In court, the roommates’ lawyers argued that the students’ actions were but a “prank war” gone awry, resulting in actions that were “immature, insensitive and stupid” but not criminal.
“Kids with too much time on their hands will do stupid things,” Beaschler’s attorney, Charles Mesior said, according to Reuters Reuters. He described his client as a “nerdy” engineering honor student.
Meanwhile, Colin Warren’s attorney, Dek Ketchum, said during his closing argument that Warren “isn’t racist” because he was “dating an African American woman and did not want the relationship to end.”
Prosecutors countered that the continued abuse constituted more than innocent gags.
“Prejudice is not a prank,” Santa Clara County District Attorney Jeff Rosen told reporters Monday. “This violence did not happen in a historical vacuum. This violent act was done to a young black college student by five white men, an injustice inflicted upon him because of the color of his skin.”
A juror in his 30s who spoke to the Mercury News after the decision said he went in thinking the actions were a hate crime but concluded that it was Williams’s word against his roommates’.

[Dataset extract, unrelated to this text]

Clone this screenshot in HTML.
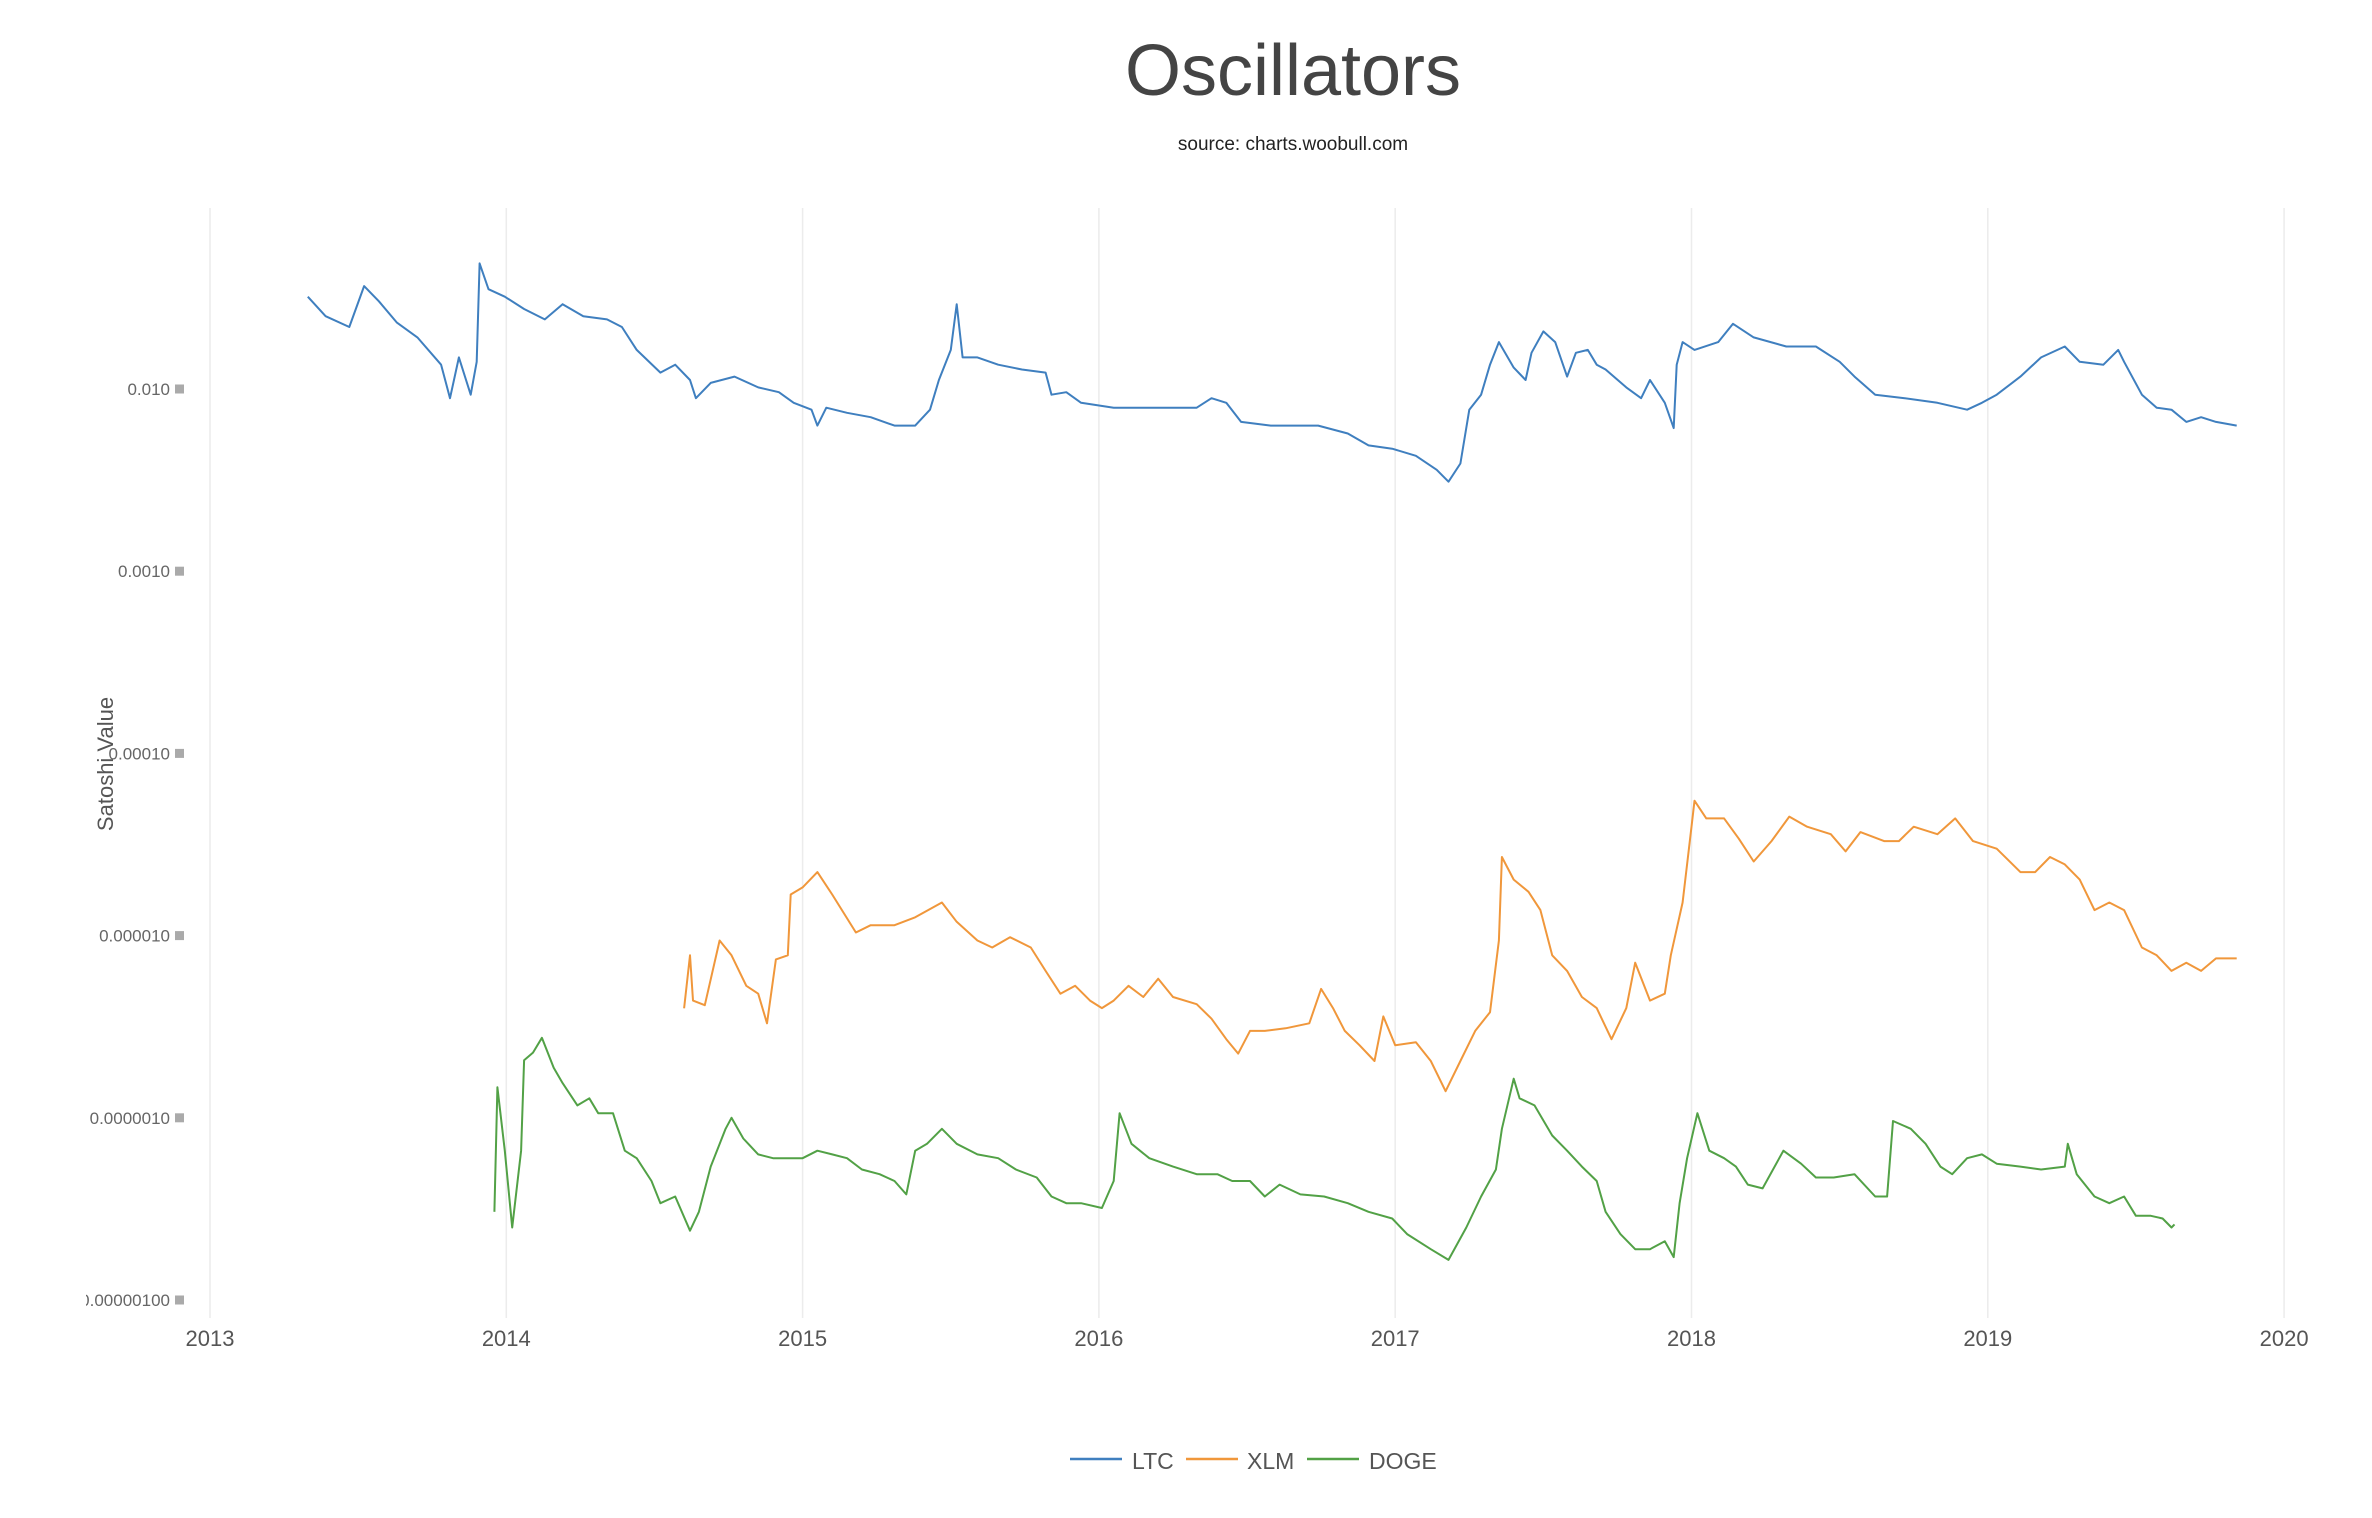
<!DOCTYPE html>
<html><head><meta charset="utf-8"><style>
html,body{margin:0;padding:0;background:#fff;}
svg{display:block;font-family:"Liberation Sans",sans-serif;}
</style></head><body>
<svg id="chart" width="2372" height="1518" viewBox="0 0 2372 1518" xmlns="http://www.w3.org/2000/svg">
<defs><clipPath id="lclip"><rect x="86" y="0" width="2300" height="1518"/></clipPath></defs>
<text x="1293" y="95" text-anchor="middle" font-size="72" fill="#444">Oscillators</text>
<text x="1293" y="150" text-anchor="middle" font-size="19" fill="#222">source: charts.woobull.com</text>
<g id="grid"></g>
<g id="yticks" clip-path="url(#lclip)"></g>
<g id="xticks"></g>
<text transform="translate(113,764) rotate(-90)" text-anchor="middle" font-size="22" fill="#555">Satoshi Value</text>
<g id="series"></g>
<g>
  <g><line x1="1070" y1="1459" x2="1122" y2="1459" stroke="#3f7fbf" stroke-width="2.5"/><text x="1132" y="1469" font-size="23" fill="#555">LTC</text></g>
  <g><line x1="1186" y1="1459" x2="1238" y2="1459" stroke="#f0973b" stroke-width="2.5"/><text x="1247" y="1469" font-size="23" fill="#555">XLM</text></g>
  <g><line x1="1307" y1="1459" x2="1359" y2="1459" stroke="#52a146" stroke-width="2.5"/><text x="1369" y="1469" font-size="23" fill="#555">DOGE</text></g>
</g>
</svg>
<script>
const xTickYears = [2013,2014,2015,2016,2017,2018,2019,2020];
const yTickValues = [0.01,0.001,0.0001,0.00001,0.000001,0.0000001];
const yTickLabels = ["0.010","0.0010","0.00010","0.000010","0.0000010","0.00000100"];

const ltcDates = [2013.33,2013.39,2013.47,2013.52,2013.57,2013.63,2013.70,2013.78,2013.81,2013.84,2013.88,2013.90,2013.91,2013.94,2013.995,2014.06,2014.13,2014.19,2014.26,2014.34,2014.39,2014.44,2014.52,2014.57,2014.62,2014.64,2014.69,2014.77,2014.85,2014.92,2014.97,2015.03,2015.05,2015.08,2015.15,2015.23,2015.31,2015.38,2015.43,2015.46,2015.50,2015.52,2015.54,2015.59,2015.66,2015.74,2015.82,2015.84,2015.89,2015.94,2016.05,2016.17,2016.33,2016.38,2016.43,2016.48,2016.58,2016.74,2016.84,2016.91,2016.99,2017.07,2017.14,2017.18,2017.22,2017.25,2017.29,2017.32,2017.35,2017.40,2017.44,2017.46,2017.50,2017.54,2017.58,2017.61,2017.65,2017.68,2017.71,2017.78,2017.83,2017.86,2017.91,2017.94,2017.95,2017.97,2018.01,2018.09,2018.14,2018.21,2018.32,2018.42,2018.50,2018.55,2018.62,2018.72,2018.83,2018.93,2018.98,2019.03,2019.11,2019.18,2019.26,2019.31,2019.39,2019.44,2019.46,2019.52,2019.57,2019.62,2019.67,2019.72,2019.77,2019.84];
const ltcValues = [0.0321,0.0251,0.0219,0.0367,0.0303,0.0232,0.0192,0.0136,0.0089,0.0149,0.0093,0.0141,0.0489,0.0353,0.0321,0.0275,0.0241,0.0292,0.0251,0.0241,0.0219,0.0164,0.0123,0.0136,0.0112,0.0089,0.0108,0.0117,0.0102,0.0096,0.0084,0.0077,0.0063,0.0079,0.0074,0.0070,0.0063,0.0063,0.0077,0.0112,0.0164,0.0292,0.0149,0.0149,0.0136,0.0128,0.0123,0.0093,0.0096,0.0084,0.0079,0.0079,0.0079,0.0089,0.0084,0.0066,0.0063,0.0063,0.0057,0.0049,0.0047,0.0043,0.0036,0.0031,0.0039,0.0077,0.0093,0.0136,0.0181,0.0131,0.0112,0.0158,0.0207,0.0181,0.0117,0.0158,0.0164,0.0136,0.0128,0.0102,0.0089,0.0112,0.0084,0.0061,0.0136,0.0181,0.0164,0.0181,0.0228,0.0192,0.0171,0.0171,0.0141,0.0117,0.0093,0.0089,0.0084,0.0077,0.0084,0.0093,0.0117,0.0149,0.0171,0.0141,0.0136,0.0164,0.0141,0.0093,0.0079,0.0077,0.0066,0.0070,0.0066,0.0063];

const xlmDates = [2014.60,2014.62,2014.63,2014.67,2014.72,2014.76,2014.81,2014.85,2014.88,2014.91,2014.95,2014.96,2015.00,2015.05,2015.10,2015.18,2015.23,2015.31,2015.38,2015.47,2015.52,2015.59,2015.64,2015.70,2015.77,2015.82,2015.87,2015.92,2015.97,2016.01,2016.05,2016.10,2016.15,2016.20,2016.25,2016.33,2016.38,2016.43,2016.47,2016.51,2016.56,2016.63,2016.71,2016.75,2016.79,2016.83,2016.88,2016.93,2016.96,2017.00,2017.07,2017.12,2017.17,2017.22,2017.27,2017.32,2017.35,2017.36,2017.40,2017.45,2017.49,2017.53,2017.58,2017.63,2017.68,2017.73,2017.78,2017.81,2017.86,2017.91,2017.93,2017.97,2018.00,2018.01,2018.05,2018.11,2018.16,2018.21,2018.27,2018.33,2018.39,2018.47,2018.52,2018.57,2018.65,2018.70,2018.75,2018.83,2018.89,2018.95,2019.03,2019.11,2019.16,2019.21,2019.26,2019.31,2019.36,2019.41,2019.46,2019.52,2019.57,2019.62,2019.67,2019.72,2019.77,2019.84];
const xlmValues = [3.99e-6,7.8e-6,4.4e-6,4.15e-6,9.4e-6,7.8e-6,5.3e-6,4.8e-6,3.3e-6,7.4e-6,7.8e-6,1.68e-5,1.84e-5,2.23e-5,1.68e-5,1.04e-5,1.14e-5,1.14e-5,1.26e-5,1.52e-5,1.19e-5,9.4e-6,8.6e-6,9.8e-6,8.6e-6,6.4e-6,4.8e-6,5.3e-6,4.4e-6,4.0e-6,4.4e-6,5.3e-6,4.6e-6,5.8e-6,4.6e-6,4.2e-6,3.5e-6,2.7e-6,2.25e-6,3.0e-6,3.0e-6,3.1e-6,3.3e-6,5.1e-6,4.0e-6,3.0e-6,2.5e-6,2.05e-6,3.6e-6,2.5e-6,2.6e-6,2.05e-6,1.4e-6,2.05e-6,3.0e-6,3.8e-6,9.4e-6,2.7e-5,2.03e-5,1.74e-5,1.38e-5,7.8e-6,6.4e-6,4.6e-6,4.0e-6,2.7e-6,4.0e-6,7.1e-6,4.4e-6,4.8e-6,7.8e-6,1.52e-5,3.96e-5,5.5e-5,4.4e-5,4.4e-5,3.4e-5,2.55e-5,3.3e-5,4.5e-5,3.96e-5,3.6e-5,2.9e-5,3.7e-5,3.3e-5,3.3e-5,3.96e-5,3.6e-5,4.4e-5,3.3e-5,3.0e-5,2.23e-5,2.23e-5,2.7e-5,2.46e-5,2.03e-5,1.38e-5,1.52e-5,1.38e-5,8.6e-6,7.8e-6,6.4e-6,7.1e-6,6.4e-6,7.5e-6,7.5e-6];

const dogeDates = [2013.96,2013.97,2013.995,2014.02,2014.05,2014.06,2014.09,2014.12,2014.16,2014.19,2014.24,2014.28,2014.31,2014.36,2014.40,2014.44,2014.49,2014.52,2014.57,2014.62,2014.65,2014.69,2014.74,2014.76,2014.80,2014.85,2014.90,2014.95,2015.00,2015.05,2015.10,2015.15,2015.20,2015.26,2015.31,2015.35,2015.38,2015.42,2015.47,2015.52,2015.59,2015.66,2015.72,2015.79,2015.84,2015.89,2015.94,2016.01,2016.05,2016.07,2016.11,2016.17,2016.25,2016.33,2016.40,2016.45,2016.51,2016.56,2016.61,2016.68,2016.76,2016.84,2016.91,2016.99,2017.04,2017.12,2017.18,2017.24,2017.29,2017.34,2017.36,2017.40,2017.42,2017.47,2017.53,2017.58,2017.63,2017.68,2017.71,2017.76,2017.81,2017.86,2017.91,2017.94,2017.96,2017.985,2018.02,2018.06,2018.11,2018.15,2018.19,2018.24,2018.31,2018.37,2018.42,2018.48,2018.55,2018.62,2018.66,2018.68,2018.74,2018.79,2018.84,2018.88,2018.93,2018.98,2019.03,2019.11,2019.18,2019.26,2019.27,2019.30,2019.36,2019.41,2019.46,2019.50,2019.55,2019.59,2019.62,2019.63];
const dogeValues = [3.05e-7,1.47e-6,6.6e-7,2.5e-7,6.6e-7,2.07e-6,2.28e-6,2.75e-6,1.88e-6,1.55e-6,1.17e-6,1.28e-6,1.06e-6,1.06e-6,6.6e-7,6.0e-7,4.5e-7,3.4e-7,3.7e-7,2.4e-7,3.05e-7,5.4e-7,8.7e-7,1.0e-6,7.7e-7,6.3e-7,6.0e-7,6.0e-7,6.0e-7,6.6e-7,6.3e-7,6.0e-7,5.2e-7,4.9e-7,4.5e-7,3.8e-7,6.6e-7,7.2e-7,8.7e-7,7.2e-7,6.3e-7,6.0e-7,5.2e-7,4.7e-7,3.7e-7,3.4e-7,3.4e-7,3.2e-7,4.5e-7,1.06e-6,7.2e-7,6.0e-7,5.4e-7,4.9e-7,4.9e-7,4.5e-7,4.5e-7,3.7e-7,4.3e-7,3.8e-7,3.7e-7,3.4e-7,3.05e-7,2.8e-7,2.3e-7,1.9e-7,1.66e-7,2.5e-7,3.7e-7,5.2e-7,8.7e-7,1.64e-6,1.28e-6,1.17e-6,8.0e-7,6.6e-7,5.4e-7,4.5e-7,3.05e-7,2.3e-7,1.9e-7,1.9e-7,2.1e-7,1.72e-7,3.4e-7,6.0e-7,1.06e-6,6.6e-7,6.0e-7,5.4e-7,4.3e-7,4.1e-7,6.6e-7,5.6e-7,4.7e-7,4.7e-7,4.9e-7,3.7e-7,3.7e-7,9.6e-7,8.7e-7,7.2e-7,5.4e-7,4.9e-7,6.0e-7,6.3e-7,5.6e-7,5.4e-7,5.2e-7,5.4e-7,7.2e-7,4.9e-7,3.7e-7,3.4e-7,3.7e-7,2.9e-7,2.9e-7,2.8e-7,2.5e-7,2.6e-7];

const NS = "http://www.w3.org/2000/svg";
const PX0 = 210, PXW = 296.3, PY0 = 389, PYD = 182.2, TOP = 208, BOTTOM = 1318;
function xScale(yr){ return PX0 + (yr - 2013) * PXW; }
function yScale(v){ return PY0 + (-2 - Math.log10(v)) * PYD; }
function mk(tag, attrs, parent){ const e = document.createElementNS(NS, tag); for (const k in attrs) e.setAttribute(k, attrs[k]); parent.appendChild(e); return e; }

const grid = document.getElementById('grid');
const xt = document.getElementById('xticks');
xTickYears.forEach(function(yr){
  const gl = mk('line', {x1: xScale(yr), x2: xScale(yr), y1: TOP, y2: BOTTOM, stroke: '#ececec', 'stroke-width': 1.5}, grid);
  
  
  const t = mk('text', {x: xScale(yr), y: 1346, 'text-anchor': 'middle', 'font-size': 22, fill: '#555'}, xt);
  t.textContent = yr;
  
  
});
const yt = document.getElementById('yticks');
yTickValues.forEach(function(v, i){
  const y = yScale(v);
  const t = mk('text', {x: 170, y: y + 6, 'text-anchor': 'end', 'font-size': 17, fill: '#666'}, yt);
  t.textContent = yTickLabels[i];
  
  
  const sq = mk('rect', {x: 175, y: y - 4.5, width: 9, height: 9, fill: '#aaa'}, yt);
  
  
});
const ser = document.getElementById('series');
function drawLine(dates, values, color, name){
  let d = '';
  for (let i = 0; i < dates.length; i++) d += (i ? 'L' : 'M') + xScale(dates[i]).toFixed(1) + ',' + yScale(values[i]).toFixed(1);
  const p = mk('path', {d: d, fill: 'none', stroke: color, 'stroke-width': 2, 'stroke-linejoin': 'round'}, ser);
  
  
}
drawLine(ltcDates, ltcValues, '#3f7fbf', 'ltc-line');
drawLine(xlmDates, xlmValues, '#f0973b', 'xlm-line');
drawLine(dogeDates, dogeValues, '#52a146', 'doge-line');
</script>
</body></html>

Beaschler, Warren and Bomgardner will be sentenced in March. They face up to six months in jail, but the absence of hate crime convictions make it likely that punishment will be limited to community service.
The Santa Clara County District Attorney’s office will consider asking for a retrial on the hate crime charges, according to NBC Bay Area.
At San Jose State, where just 3 percent of the student body is African American, a black political science major expressed dismay at the deadlocked jury.
Gary Daniels told the Mercury News: “Who knows who these guys are going to terrorize in the future?”